Charts and diagrams as code
################
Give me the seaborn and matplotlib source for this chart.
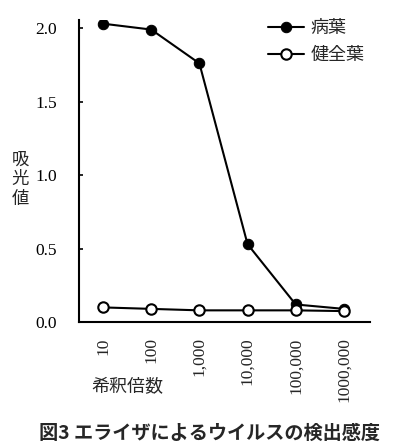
import numpy as np
import pandas as pd
import matplotlib
matplotlib.use("Agg")
import matplotlib.pyplot as plt
import seaborn as sns

dilution_labels = ["10", "100", "1,000", "10,000", "100,000", "1000,000"]
diseased = [2.03, 1.99, 1.76, 0.53, 0.12, 0.09]
healthy = [0.10, 0.09, 0.08, 0.08, 0.08, 0.075]
series_names = ["病葉", "健全葉"]

sns.set_theme(style="ticks")
plt.rcParams['font.family'] = ['Noto Sans CJK JP', 'DejaVu Sans']

pos = np.arange(len(dilution_labels))
df = pd.DataFrame({
    "pos": np.concatenate([pos, pos]),
    "value": diseased + healthy,
    "series": [series_names[0]] * len(pos) + [series_names[1]] * len(pos),
})

fig = plt.figure(figsize=(3.99, 4.48), dpi=100)
ax = fig.add_axes([0.198, 0.281, 0.729, 0.674])

sns.lineplot(data=df[df.series == series_names[0]], x="pos", y="value", ax=ax,
             color="black", lw=1.5, marker="o", markersize=7.5,
             markerfacecolor="black", markeredgecolor="black", label=series_names[0])
sns.lineplot(data=df[df.series == series_names[1]], x="pos", y="value", ax=ax,
             color="black", lw=1.5, marker="o", markersize=7.5,
             markerfacecolor="white", markeredgecolor="black", markeredgewidth=1.5,
             label=series_names[1])

ax.set_xlim(-0.5, 5.54)
ax.set_ylim(0, 2.054)
ax.set_yticks([0, 0.5, 1.0, 1.5, 2.0])
ax.set_yticklabels(["0.0", "0.5", "1.0", "1.5", "2.0"], fontfamily="Liberation Serif", fontsize=12.5)
ax.set_xticks(pos)
ax.set_xticklabels(dilution_labels, rotation=90, fontfamily="Liberation Serif", fontsize=12.5,
                   va="top")
ax.tick_params(axis="y", direction="in", length=3, width=1.2, pad=16, colors="black")
ax.tick_params(axis="x", length=0, pad=11)
for s in ["top", "right"]:
    ax.spines[s].set_visible(False)
for s in ["left", "bottom"]:
    ax.spines[s].set_linewidth(1.5)
    ax.spines[s].set_color("black")
ax.set_xlabel("")
ax.set_ylabel("")

leg = ax.legend(loc="upper left", bbox_to_anchor=(0.65, 1.003), frameon=False,
                fontsize=13, handlelength=2.0, handletextpad=0.35, labelspacing=0.5,
                borderpad=0, borderaxespad=0)

fig.text(0.05, 0.60, "吸\n光\n値", fontsize=12.5, ha="center", va="center", linespacing=1.1)
fig.text(0.23, 0.135, "希釈倍数", fontsize=13, ha="left", va="center")
fig.text(0.525, 0.033, "図3 エライザによるウイルスの検出感度", fontsize=13.8,
         fontweight="bold", ha="center", va="center")

fig.savefig("out.png", dpi=100)
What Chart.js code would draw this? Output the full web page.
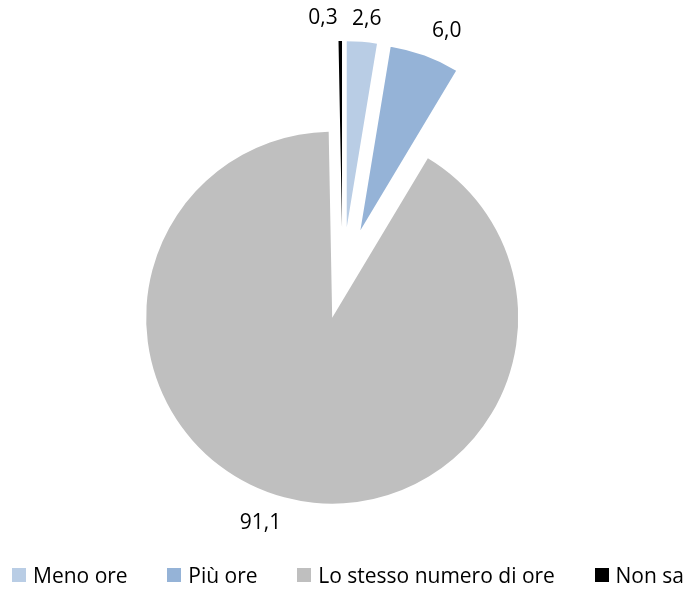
<!DOCTYPE html>
<html lang="it">
<head>
<meta charset="utf-8">
<title>Ore di lavoro</title>
<script src="https://cdn.jsdelivr.net/npm/chart.js@4/dist/chart.umd.min.js"></script>
<style>
  html, body { margin: 0; padding: 0; background: #fff; }
  #wrap { position: relative; width: 688px; height: 590px; }
  #oreChart { position: absolute; left: 0; top: 0; }
  #legend {
    position: absolute; left: 0; top: 563px; width: 688px; box-sizing: border-box;
    padding: 0 4px 0 12px; display: flex; justify-content: space-between; align-items: center;
    font-family: "Open Sans", sans-serif; font-size: 21px; line-height: 24px; color: #000;
  }
  #legend span.item { display: flex; align-items: center; white-space: nowrap; }
  #legend span.box { display: inline-block; width: 14px; height: 14px; margin-right: 7px; }
</style>
</head>
<body>
<div id="wrap">
  <canvas id="oreChart" width="688" height="590"></canvas>
  <div id="legend"></div>
</div>
<script>
// --- Data ---
const categories = ["Meno ore", "Più ore", "Lo stesso numero di ore", "Non sa"];
const percentages = [2.6, 6.0, 91.1, 0.3];
const sliceColors = ["#B9CDE5", "#95B3D7", "#BFBFBF", "#000000"];

// how far each slice is pulled out of the pie (px)
const explode = [52, 52, 40, 52];
// small corrections so the value labels don't collide
const labelNudge = [[2, 6], [10, 3], [-13, -2], [-17, 6]];

const fmt = (v) => v.toFixed(1).replace(".", ",");

// --- Exploded slices ---
const explodePlugin = {
  id: "explode",
  beforeDatasetsDraw(chart) {
    const meta = chart.getDatasetMeta(0);
    const area = chart.chartArea;
    const cx = (area.left + area.right) / 2 + meta.controller.offsetX;
    const cy = (area.top + area.bottom) / 2 + meta.controller.offsetY;
    meta.data.forEach((arc, i) => {
      const mid = (arc.startAngle + arc.endAngle) / 2;
      arc.x = cx + Math.cos(mid) * explode[i];
      arc.y = cy + Math.sin(mid) * explode[i];
    });
  }
};

// --- Value labels outside the slices ---
const valueLabels = {
  id: "valueLabels",
  afterDatasetsDraw(chart) {
    const ctx = chart.ctx;
    const meta = chart.getDatasetMeta(0);
    ctx.save();
    ctx.font = "21px 'Open Sans', sans-serif";
    ctx.fillStyle = "#000";
    ctx.textAlign = "center";
    ctx.textBaseline = "middle";
    meta.data.forEach((arc, i) => {
      const mid = (arc.startAngle + arc.endAngle) / 2;
      const dx = Math.cos(mid), dy = Math.sin(mid);
      const text = fmt(percentages[i]);
      const w = ctx.measureText(text).width;
      const r = arc.outerRadius + 21;
      const x = arc.x + dx * r + dx * w / 2 + labelNudge[i][0];
      const y = arc.y + dy * r + dy * 8 + labelNudge[i][1];
      ctx.fillText(text, x, y);
    });
    ctx.restore();
  }
};

// --- Chart ---
const ctx = document.getElementById("oreChart").getContext("2d");
const oreChart = new Chart(ctx, {
  type: "pie",
  data: {
    labels: categories,
    datasets: [{
      data: percentages,
      backgroundColor: sliceColors,
      borderWidth: 0,
      clip: false
    }]
  },
  options: {
    responsive: false,
    animation: false,
    events: [],
    radius: 186,
    layout: { padding: { left: 0, right: 3, top: 0, bottom: 32 } },
    plugins: {
      legend: { display: false },
      tooltip: { enabled: false }
    }
  },
  plugins: [explodePlugin, valueLabels]
});

// --- Legend ---
const legend = document.getElementById("legend");
categories.forEach((name, i) => {
  const item = document.createElement("span");
  item.className = "item";
  item.innerHTML = `<span class="box" style="background:${sliceColors[i]}"></span>${name}`;
  legend.appendChild(item);
});
</script>
</body>
</html>
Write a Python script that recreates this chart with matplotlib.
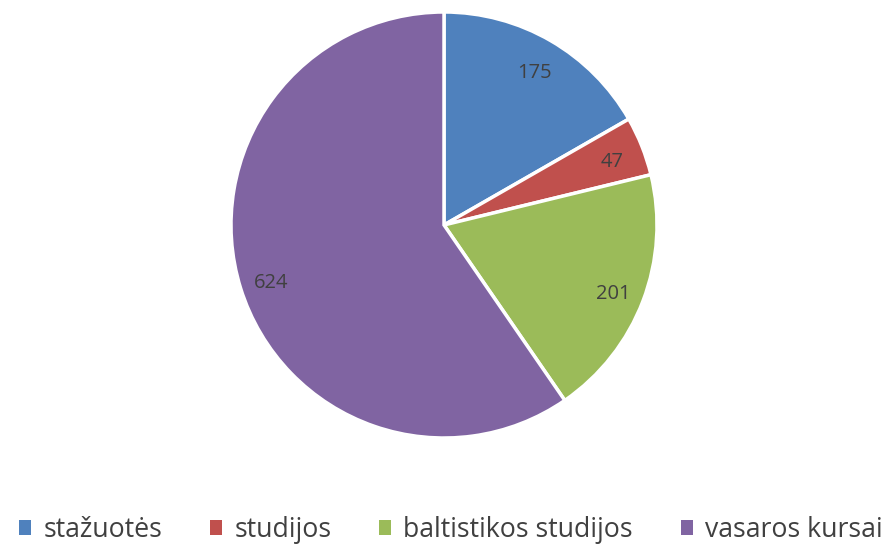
import matplotlib
matplotlib.use("Agg")
import matplotlib.pyplot as plt
from matplotlib.patches import Patch
import numpy as np

categories = ["stažuotės", "studijos", "baltistikos studijos", "vasaros kursai"]
values = [175, 47, 201, 624]
colors = ["#4F81BD", "#C0504D", "#9BBB59", "#8064A2"]

plt.rcParams['font.family'] = ['Open Sans', 'DejaVu Sans']

W, H = 894, 546
fig = plt.figure(figsize=(W / 100, H / 100), dpi=100)
cx, cy, r = 444, 225, 213
ax = fig.add_axes([(cx - r) / W, (H - cy - r) / H, 2 * r / W, 2 * r / H])

wedges, texts = ax.pie(values, colors=colors, startangle=90, counterclock=False,
                       radius=1.0, wedgeprops=dict(edgecolor="white", linewidth=2.5))
total = sum(values)
cum = 0
for v in values:
    mid = 90 - (cum + v / 2) / total * 360
    cum += v
    a = np.deg2rad(mid)
    ax.text(0.85 * np.cos(a), 0.85 * np.sin(a) - 0.02, str(v), ha="center", va="center",
            fontsize=14.5, color="#404040")
ax.set_xlim(-1.0, 1.0)
ax.set_ylim(-1.0, 1.0)
ax.set_aspect("equal")
ax.axis("off")

handles = [Patch(facecolor=c, edgecolor="none") for c in colors]
fig.legend(handles, categories, loc="center", bbox_to_anchor=(451 / W, 1 - 530 / H),
           ncol=4, frameon=False, fontsize=19.2, handlelength=0.45, handleheight=0.45,
           handletextpad=0.45, columnspacing=1.8, labelcolor="#404040",
           borderpad=0, borderaxespad=0)

fig.savefig("out.png", dpi=100)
################
• _Aim_:
In the data above, please extract the lines from the first one through the line with "label=series_names[1])", exactly, and keep pictures out.

• _Worked answer_:
Give me the seaborn and matplotlib source for this chart.
import numpy as np
import pandas as pd
import matplotlib
matplotlib.use("Agg")
import matplotlib.pyplot as plt
import seaborn as sns

dilution_labels = ["10", "100", "1,000", "10,000", "100,000", "1000,000"]
diseased = [2.03, 1.99, 1.76, 0.53, 0.12, 0.09]
healthy = [0.10, 0.09, 0.08, 0.08, 0.08, 0.075]
series_names = ["病葉", "健全葉"]

sns.set_theme(style="ticks")
plt.rcParams['font.family'] = ['Noto Sans CJK JP', 'DejaVu Sans']

pos = np.arange(len(dilution_labels))
df = pd.DataFrame({
    "pos": np.concatenate([pos, pos]),
    "value": diseased + healthy,
    "series": [series_names[0]] * len(pos) + [series_names[1]] * len(pos),
})

fig = plt.figure(figsize=(3.99, 4.48), dpi=100)
ax = fig.add_axes([0.198, 0.281, 0.729, 0.674])

sns.lineplot(data=df[df.series == series_names[0]], x="pos", y="value", ax=ax,
             color="black", lw=1.5, marker="o", markersize=7.5,
             markerfacecolor="black", markeredgecolor="black", label=series_names[0])
sns.lineplot(data=df[df.series == series_names[1]], x="pos", y="value", ax=ax,
             color="black", lw=1.5, marker="o", markersize=7.5,
             markerfacecolor="white", markeredgecolor="black", markeredgewidth=1.5,
             label=series_names[1])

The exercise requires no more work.